[Opinión] Ciencia austral con pertinencia territorial: el compromiso que no hemos cumplido

Por Dra. Claudia Maturana
Investigadora Instituto Milenio BASE – Centro Internacional Cabo de Hornos (CHIC)

Vivir y hacer ciencia desde el extremo austral de Chile no es sólo una elección personal; es una decisión profundamente geopolítica y ética. Trasladarme a Punta Arenas me ha permitido conectar de manera más directa la investigación que realizo sobre biodiversidad antártica y subantártica con las comunidades y territorios que están en la primera línea de los cambios globales. La llamada pertinencia territorial no es un concepto vacío: implica que la ciencia debe dialogar con el lugar desde donde se produce y con las personas que lo habitan.

La Antártica y la región de Magallanes son hoy escenarios clave para comprender la magnitud del cambio climático. Desde los pequeños invertebrados, como la mosca Parochlus steinenii o los copépodos de lagunas australes del género Boeckella, hasta los paisajes glaciares que se derriten a un ritmo acelerado, todo nos habla de resiliencia y vulnerabilidad. Estos organismos, largamente desapercibidos, han sobrevivido a glaciaciones pasadas, pero hoy enfrentan un desafío inédito: la velocidad del cambio de paisaje por el calentamiento global. Investigar su genética, sus microbiomas o su biogeografía nos entrega no solo conocimiento científico, sino también herramientas para diseñar estrategias de conservación con enfoque regional que son urgentes y necesarias.

Pero la ciencia no se hace en el vacío. Y aquí es donde quiero hacer el énfasis: la pertinencia territorial también exige revisar las condiciones humanas y laborales en las que producimos conocimiento. No podemos hablar de Antártica como un “laboratorio natural” si ese espacio reproduce las mismas desigualdades y violencias que intentamos erradicar en nuestras sociedades.

En los últimos meses, Chile ha sido testigo y protagonista de denuncias por acoso y violencia sexual ocurridas en la Antártica. Casos que, aunque se presenten como hechos aislados, en realidad son parte de un problema estructural que arrastramos hace décadas: la ausencia de protocolos efectivos, la falta de respuestas institucionales y, sobre todo, la soledad que recae sobre las mujeres que deciden denunciar. Como investigadora, como víctima y como mujer, sé de primera mano lo que significa sentir que tu seguridad y bienestar físico y mental dependan de un sistema que no siempre está disponible para protegerte.
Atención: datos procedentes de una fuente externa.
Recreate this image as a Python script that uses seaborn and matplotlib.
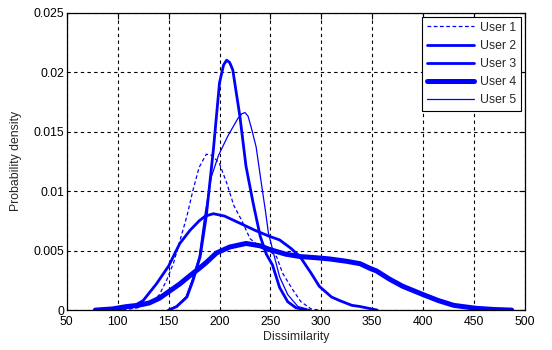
import matplotlib
matplotlib.use("Agg")
import matplotlib.pyplot as plt
import seaborn as sns
import numpy as np
import pandas as pd
from matplotlib.ticker import FuncFormatter

# ---- data ----
user1_x = [105, 120, 135, 141, 148, 155, 161, 168, 174, 180, 187, 193, 200, 207, 214,
           222, 230, 240, 250, 256, 262, 272, 280, 290, 298]
user1_y = [0.0000, 0.0002, 0.0008, 0.0013, 0.0025, 0.0040, 0.0058, 0.0079, 0.0101, 0.0120,
           0.0131, 0.0130, 0.0123, 0.0107, 0.0088, 0.0075, 0.0060, 0.0053, 0.0049, 0.0045,
           0.0031, 0.0017, 0.0007, 0.0001, 0.0000]

user2_x = [150, 158, 168, 174, 181, 187, 194, 200, 204, 207, 210, 213, 220, 226, 233, 240, 246,
           252, 259, 267, 275, 285]
user2_y = [0.0000, 0.0003, 0.0011, 0.0025, 0.0045, 0.0079, 0.0135, 0.0191, 0.0206, 0.0210,
           0.0208, 0.0202, 0.0163, 0.0121, 0.0090, 0.0062, 0.0047, 0.0038, 0.0019, 0.0007,
           0.0002, 0.0000]

user3_x = [80, 100, 115, 125, 138, 150, 161, 171, 180, 186, 194, 205, 220, 235, 249,
           259, 270, 279, 290, 298, 310, 318, 330, 338, 355]
user3_y = [0.0000, 0.0001, 0.0003, 0.0008, 0.0022, 0.0037, 0.0056, 0.0067, 0.0075, 0.0079,
           0.0081, 0.0079, 0.0073, 0.0067, 0.0062, 0.0059, 0.0052, 0.0045, 0.0031, 0.0020,
           0.0011, 0.0008, 0.0004, 0.0003, 0.0000]

user4_x = [78, 95, 109, 120, 131, 141, 151, 161, 171, 180, 187, 197, 210, 226, 240, 249,
           265, 279, 295, 308, 325, 338, 348, 354, 367, 380, 400, 415, 430, 452, 470, 487]
user4_y = [0.0000, 0.0001, 0.0003, 0.0004, 0.0006, 0.0010, 0.0016, 0.0022, 0.0029, 0.0035,
           0.0040, 0.0048, 0.0053, 0.0056, 0.0054, 0.0051, 0.0047, 0.0045, 0.0044, 0.0043,
           0.0041, 0.0039, 0.0035, 0.0033, 0.0026, 0.0020, 0.0013, 0.0008, 0.0004, 0.00015,
           0.00005, 0.0000]

user5_x = [149, 157, 167, 173, 180, 186, 192, 199, 208, 218, 222, 225, 228, 231, 236, 241, 245,
           248, 253, 259, 267, 277, 290]
user5_y = [0.0000, 0.0003, 0.0011, 0.0025, 0.0045, 0.0082, 0.0112, 0.0130, 0.0146, 0.0161,
           0.0165, 0.0166, 0.0163, 0.0154, 0.0137, 0.0107, 0.0084, 0.0065, 0.0048, 0.0028,
           0.0013, 0.0003, 0.0000]

labels = ["User 1", "User 2", "User 3", "User 4", "User 5"]
xs = [user1_x, user2_x, user3_x, user4_x, user5_x]
ys = [user1_y, user2_y, user3_y, user4_y, user5_y]

x_ticks = [50, 100, 150, 200, 250, 300, 350, 400, 450, 500]
y_ticks = [0, 0.005, 0.01, 0.015, 0.02, 0.025]

styles = {
    "User 1": dict(lw=0.9, ls=(0, (3, 2))),
    "User 2": dict(lw=2.0, ls="-"),
    "User 3": dict(lw=2.0, ls="-"),
    "User 4": dict(lw=3.6, ls="-"),
    "User 5": dict(lw=0.9, ls="-"),
}

sns.set_style("white")
plt.rcParams["font.family"] = ["Liberation Sans", "DejaVu Sans"]
FS = 8.8
plt.rcParams["font.size"] = FS

fig = plt.figure(figsize=(5.52, 3.5), dpi=100)
ax = fig.add_axes([0.121, 0.114, 0.830, 0.850])

for lab, x, y in zip(labels, xs, ys):
    df = pd.DataFrame({"Dissimilarity": x, "Probability density": y})
    st = styles[lab]
    sns.lineplot(data=df, x="Dissimilarity", y="Probability density", ax=ax,
                 color="#0000ff", linewidth=st["lw"], linestyle=st["ls"], label=lab,
                 sort=False, estimator=None)

ax.set_xlim(50, 500)
ax.set_ylim(0, 0.025)
ax.set_xticks(x_ticks)
ax.set_yticks(y_ticks)
ax.yaxis.set_major_formatter(FuncFormatter(lambda v, p: "%g" % v))
ax.grid(True, color="black", linestyle=(0, (3, 3)), linewidth=0.8)
ax.set_axisbelow(True)
for sp in ax.spines.values():
    sp.set_color("black")
    sp.set_linewidth(0.9)
ax.tick_params(direction="in", length=4, width=0.8, top=True, right=True,
               labelsize=FS, colors="black")
ax.tick_params(axis="x", pad=4.5)
ax.tick_params(axis="y", pad=2)
for lbl in ax.get_yticklabels():
    lbl.set_verticalalignment("center_baseline")
ax.set_xlabel("Dissimilarity", fontsize=FS, labelpad=2)
ax.set_ylabel("Probability density", fontsize=FS, labelpad=8)

leg = ax.legend(loc="upper right", frameon=True, fancybox=False, edgecolor="black",
                framealpha=1, fontsize=FS, handlelength=3.8, borderaxespad=0.35,
                labelspacing=0.5, handletextpad=0.5, borderpad=0.4)
leg.get_frame().set_linewidth(0.8)

fig.savefig("out.png", dpi=100)
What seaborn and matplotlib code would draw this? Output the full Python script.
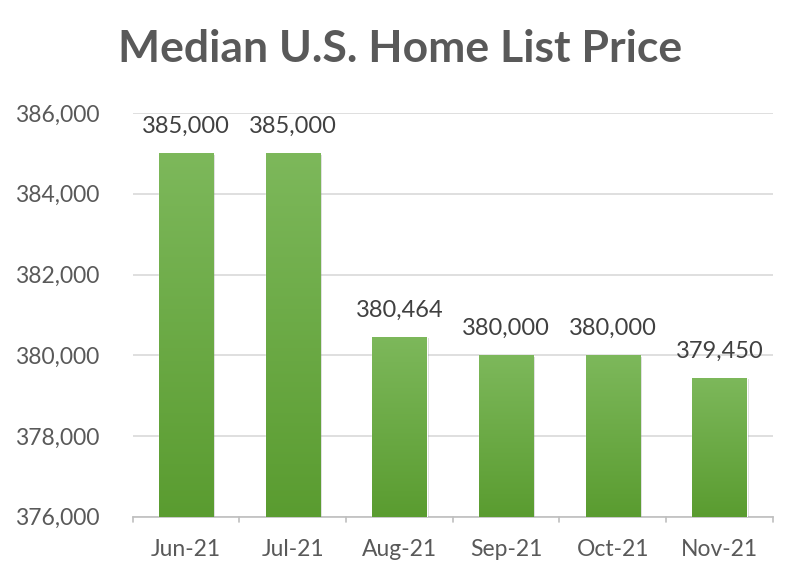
import numpy as np
import pandas as pd
import matplotlib
matplotlib.use("Agg")
import matplotlib.pyplot as plt
import matplotlib.patheffects as pe
from matplotlib.colors import LinearSegmentedColormap
import seaborn as sns

months = ["Jun-21", "Jul-21", "Aug-21", "Sep-21", "Oct-21", "Nov-21"]
prices = [385000, 385000, 380464, 380000, 380000, 379450]
yticks = [376000, 378000, 380000, 382000, 384000, 386000]

sns.set_theme(style="white")
plt.rcParams['font.family'] = ['Lato', 'DejaVu Sans']

df = pd.DataFrame({"month": months, "price": prices})

fig = plt.figure(figsize=(8, 5.8), dpi=100)
ax = fig.add_axes([0.166, 0.109, 0.8, 0.696])

sns.barplot(data=df, x="month", y="price", ax=ax, color="#6aaa43", width=0.51,
            saturation=1, zorder=3)

ax.set_ylim(376000, 386000)
ax.set_yticks(yticks)
ax.set_yticklabels([f"{v:,}" for v in yticks], color="#595959", fontsize=16.5)
ax.set_xticklabels(months, color="#595959", fontsize=16.5)
ax.set_xlabel("")
ax.set_ylabel("")
ax.set_xlim(-0.5, len(months) - 0.5)

ax.yaxis.grid(True, color="#d9d9d9", linewidth=1.2, zorder=0)
ax.set_axisbelow(True)
for s in ["top", "right", "left"]:
    ax.spines[s].set_visible(False)
ax.spines["bottom"].set_color("#bfbfbf")
ax.spines["bottom"].set_linewidth(1.2)
ax.tick_params(axis="y", length=0, pad=24)
ax.tick_params(axis="x", length=0, pad=16)
# category boundary ticks
for b in np.arange(-0.5, len(months) + 0.5, 1.0):
    ax.plot([b, b], [0, -0.012], transform=ax.get_xaxis_transform(),
            color="#bfbfbf", lw=1.2, clip_on=False)

cmap = LinearSegmentedColormap.from_list("g", ["#5a9c30", "#7db85b"])
grad = np.linspace(0, 1, 256).reshape(-1, 1)
for p, v in zip(ax.patches, prices):
    p.set_path_effects([pe.SimplePatchShadow(offset=(1.5, -1), shadow_rgbFace="#000000", alpha=0.15),
                        pe.Normal()])
    x0, y0 = p.get_x(), p.get_y()
    w, h = p.get_width(), p.get_height()
    im = ax.imshow(grad, extent=[x0, x0 + w, 376000, y0 + h], origin="lower",
                   aspect="auto", cmap=cmap, zorder=4)
    im.set_clip_path(p)
    ax.text(x0 + w / 2, v + 400, f"{v:,}", ha="center", va="bottom",
            fontsize=17, color="#404040", zorder=5)

ax.set_ylim(376000, 386000)
ax.set_xlim(-0.5, len(months) - 0.5)

fig.text(0.5, 0.915, "Median U.S. Home List Price", ha="center", va="center",
         fontsize=32, fontweight="bold", color="#595959")

fig.savefig("out.png", dpi=100, facecolor="white")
El continente blanco y las islas que lo rodean, representan los últimos territorios prístinos, su historia de completo aislamiento geográfico no los ha mantenido alejados de los conflictos humanos. Más aún, es un lugar donde se reproducen e incluso magnifican las relaciones de poder que debemos enfrentar con mucha fortaleza. La ciencia antártica y subantártica se empobrece si no garantiza condiciones seguras y equitativas para todas las personas que participan en ella. Si el miedo, la desconfianza o el encubrimiento institucional se imponen, no solo se vulneran derechos fundamentales: se debilita la capacidad de la ciencia de cumplir su misión.

Por eso, hoy más que nunca, necesitamos mirar la ciencia antártica desde una perspectiva integral: que reconozca la urgencia climática, que valore la pertinencia territorial de hacer investigación desde Magallanes y que, al mismo tiempo, asuma con seriedad el compromiso de erradicar la violencia de género. La ética de nuestra investigación no puede limitarse a la relación con los ecosistemas; debe extenderse a todas las formas en que nos vinculamos como comunidad humana.

La Antártica nos enseña que la vida puede persistir incluso en condiciones extremas. Pero esa persistencia no es automática: depende de refugios, de interacciones, de equilibrios frágiles. Esta lección vale también para nuestras instituciones y equipos humanos. Si queremos que la ciencia crezca en el sur del mundo, debemos co-construir espacios de trabajo seguros, colaborativos y respetuosos, donde la diversidad y la equidad no sean consignas, sino realidades.

La Antártica es patrimonio de la humanidad, pero también es un espejo. Lo que allí ocurre refleja quiénes somos y cómo queremos convivir. Hagamos de ese espejo un reflejo digno, no una advertencia dolorosa.